Exercise task. Write the material out again in full, word for word. Do not include the pictures.

Data section.
· · · · ·

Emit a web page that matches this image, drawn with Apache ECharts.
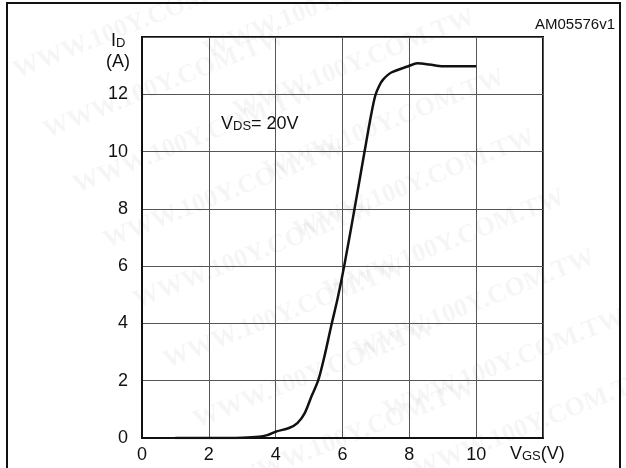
<!DOCTYPE html>
<html>
<head>
<meta charset="utf-8">
<script src="https://cdn.jsdelivr.net/npm/echarts@6/dist/echarts.min.js"></script>
<style>
  html, body { margin: 0; padding: 0; background: #fff; }
  #chart { width: 626px; height: 468px; }
</style>
</head>
<body>
<div id="chart"></div>
<script>
// transfer characteristic
const vgs = [1.0, 2.0, 3.0, 3.5, 3.75, 4.0, 4.4, 4.65, 4.87, 5.07, 5.27, 5.45, 5.66, 5.85, 6.05, 6.36, 6.66, 6.86, 6.98, 7.1, 7.22, 7.46, 7.97, 8.24, 8.6, 9.0, 10.0]
const id = [0, 0, 0.01, 0.04, 0.1, 0.22, 0.35, 0.52, 0.87, 1.45, 2.0, 2.8, 3.9, 4.85, 6.0, 8.0, 10.0, 11.3, 11.95, 12.3, 12.52, 12.76, 12.98, 13.08, 13.04, 12.98, 12.98]

const xTicks = [0, 2, 4, 6, 8, 10]
const yTicks = [0, 2, 4, 6, 8, 10, 12]

const FONT = '"Liberation Sans", Arial, sans-serif'

const chart = echarts.init(document.getElementById('chart'), null, { renderer: 'canvas' })

// faint watermark text, like the scanned datasheet
const watermark = []
const wmPos = [
  [10, 60], [40, 120], [70, 175], [100, 230], [130, 290], [160, 350], [190, 410], [230, 470],
  [200, 40], [230, 100], [260, 160], [290, 220], [320, 280], [350, 340], [380, 400], [410, 460]
]
wmPos.forEach(p => {
  watermark.push({
    type: 'text',
    x: p[0],
    y: p[1],
    rotation: 0.38,
    z: -10,
    silent: true,
    style: {
      text: 'WWW.100Y.COM.TW',
      font: 'bold 26px "Liberation Serif", serif',
      fill: 'rgba(0,0,0,0.04)'
    }
  })
})

const label = (x, y, text, align) => ({
  type: 'text',
  x: x,
  y: y,
  style: {
    text: text,
    align: align || 'left',
    verticalAlign: 'middle',
    fill: '#111',
    rich: {
      a: { fontSize: 18, fontFamily: FONT, verticalAlign: 'bottom' },
      b: { fontSize: 13, fontFamily: FONT, verticalAlign: 'bottom' },
      c: { fontSize: 15, fontFamily: FONT }
    }
  }
})

const option = {
  animation: false,
  backgroundColor: '#fff',
  grid: {
    left: 142,
    right: 83,
    top: 37,
    bottom: 30,
    show: true,
    borderColor: '#111',
    borderWidth: 2
  },
  xAxis: {
    type: 'value',
    min: 0,
    max: 12,
    interval: 2,
    axisLine: { lineStyle: { color: '#111', width: 2 } },
    axisTick: { show: false },
    splitLine: { lineStyle: { color: '#555', width: 1 } },
    axisLabel: {
      color: '#111',
      fontSize: 18,
      fontFamily: FONT,
      margin: 8,
      formatter: v => (xTicks.indexOf(v) >= 0 ? String(v) : '')
    }
  },
  yAxis: {
    type: 'value',
    min: 0,
    max: 14,
    interval: 2,
    axisLine: { lineStyle: { color: '#111', width: 2 } },
    axisTick: { show: false },
    splitLine: { lineStyle: { color: '#555', width: 1 } },
    axisLabel: {
      color: '#111',
      fontSize: 18,
      fontFamily: FONT,
      margin: 14,
      formatter: v => (yTicks.indexOf(v) >= 0 ? String(v) : '')
    }
  },
  graphic: watermark.concat([
    {
      type: 'rect',
      shape: { x: 7, y: 3, width: 613, height: 480 },
      style: { fill: 'none', stroke: '#111', lineWidth: 2 },
      silent: true
    },
    label(615, 25, '{c|AM05576v1}', 'right'),
    label(111, 41, '{a|I}{b|D}'),
    label(106, 62, '{a|(A)}'),
    label(221, 124, '{a|V}{b|DS}{a|= 20V}'),
    label(510, 454, '{a|V}{b|GS}{a|(V)}')
  ]),
  series: [
    {
      type: 'line',
      data: vgs.map((v, i) => [v, id[i]]),
      smooth: 0.3,
      symbol: 'none',
      lineStyle: { color: '#111', width: 2.5 }
    }
  ]
}

chart.setOption(option)
</script>
</body>
</html>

· · · · ·

Solved exercise.
Emit a web page that matches this image, drawn with Apache ECharts.
<!DOCTYPE html>
<html>
<head>
<meta charset="utf-8">
<script src="https://cdn.jsdelivr.net/npm/echarts@6/dist/echarts.min.js"></script>
<style>
  html, body { margin: 0; padding: 0; background: #fff; }
  #chart { width: 626px; height: 468px; }
</style>
</head>
<body>
<div id="chart"></div>
<script>
// transfer characteristic
const vgs = [1.0, 2.0, 3.0, 3.5, 3.75, 4.0, 4.4, 4.65, 4.87, 5.07, 5.27, 5.45, 5.66, 5.85, 6.05, 6.36, 6.66, 6.86, 6.98, 7.1, 7.22, 7.46, 7.97, 8.24, 8.6, 9.0, 10.0]
const id = [0, 0, 0.01, 0.04, 0.1, 0.22, 0.35, 0.52, 0.87, 1.45, 2.0, 2.8, 3.9, 4.85, 6.0, 8.0, 10.0, 11.3, 11.95, 12.3, 12.52, 12.76, 12.98, 13.08, 13.04, 12.98, 12.98]

const xTicks = [0, 2, 4, 6, 8, 10]
const yTicks = [0, 2, 4, 6, 8, 10, 12]

const FONT = '"Liberation Sans", Arial, sans-serif'

const chart = echarts.init(document.getElementById('chart'), null, { renderer: 'canvas' })

// faint watermark text, like the scanned datasheet
const watermark = []
const wmPos = [
  [10, 60], [40, 120], [70, 175], [100, 230], [130, 290], [160, 350], [190, 410], [230, 470],
  [200, 40], [230, 100], [260, 160], [290, 220], [320, 280], [350, 340], [380, 400], [410, 460]
]
wmPos.forEach(p => {
  watermark.push({
    type: 'text',
    x: p[0],
    y: p[1],
    rotation: 0.38,
    z: -10,
    silent: true,
    style: {
      text: 'WWW.100Y.COM.TW',
      font: 'bold 26px "Liberation Serif", serif',
      fill: 'rgba(0,0,0,0.04)'
    }
  })
})

const label = (x, y, text, align) => ({
  type: 'text',
  x: x,
  y: y,
  style: {
    text: text,
    align: align || 'left',
    verticalAlign: 'middle',
    fill: '#111',
    rich: {
      a: { fontSize: 18, fontFamily: FONT, verticalAlign: 'bottom' },
      b: { fontSize: 13, fontFamily: FONT, verticalAlign: 'bottom' },
      c: { fontSize: 15, fontFamily: FONT }
    }
  }
})

const option = {
  animation: false,
  backgroundColor: '#fff',
  grid: {
    left: 142,
    right: 83,
    top: 37,
    bottom: 30,
    show: true,
    borderColor: '#111',
    borderWidth: 2
  },
  xAxis: {
    type: 'value',
    min: 0,
    max: 12,
    interval: 2,
    axisLine: { lineStyle: { color: '#111', width: 2 } },
    axisTick: { show: false },
    splitLine: { lineStyle: { color: '#555', width: 1 } },
    axisLabel: {
      color: '#111',
      fontSize: 18,
      fontFamily: FONT,
      margin: 8,
      formatter: v => (xTicks.indexOf(v) >= 0 ? String(v) : '')
    }
  },
  yAxis: {
    type: 'value',
    min: 0,
    max: 14,
    interval: 2,
    axisLine: { lineStyle: { color: '#111', width: 2 } },
    axisTick: { show: false },
    splitLine: { lineStyle: { color: '#555', width: 1 } },
    axisLabel: {
      color: '#111',
      fontSize: 18,
      fontFamily: FONT,
      margin: 14,
      formatter: v => (yTicks.indexOf(v) >= 0 ? String(v) : '')
    }
  },
  graphic: watermark.concat([
    {
      type: 'rect',
      shape: { x: 7, y: 3, width: 613, height: 480 },
      style: { fill: 'none', stroke: '#111', lineWidth: 2 },
      silent: true
    },
    label(615, 25, '{c|AM05576v1}', 'right'),
    label(111, 41, '{a|I}{b|D}'),
    label(106, 62, '{a|(A)}'),
    label(221, 124, '{a|V}{b|DS}{a|= 20V}'),
    label(510, 454, '{a|V}{b|GS}{a|(V)}')
  ]),
  series: [
    {
      type: 'line',
      data: vgs.map((v, i) => [v, id[i]]),
      smooth: 0.3,
      symbol: 'none',
      lineStyle: { color: '#111', width: 2.5 }
    }
  ]
}

chart.setOption(option)
</script>
</body>
</html>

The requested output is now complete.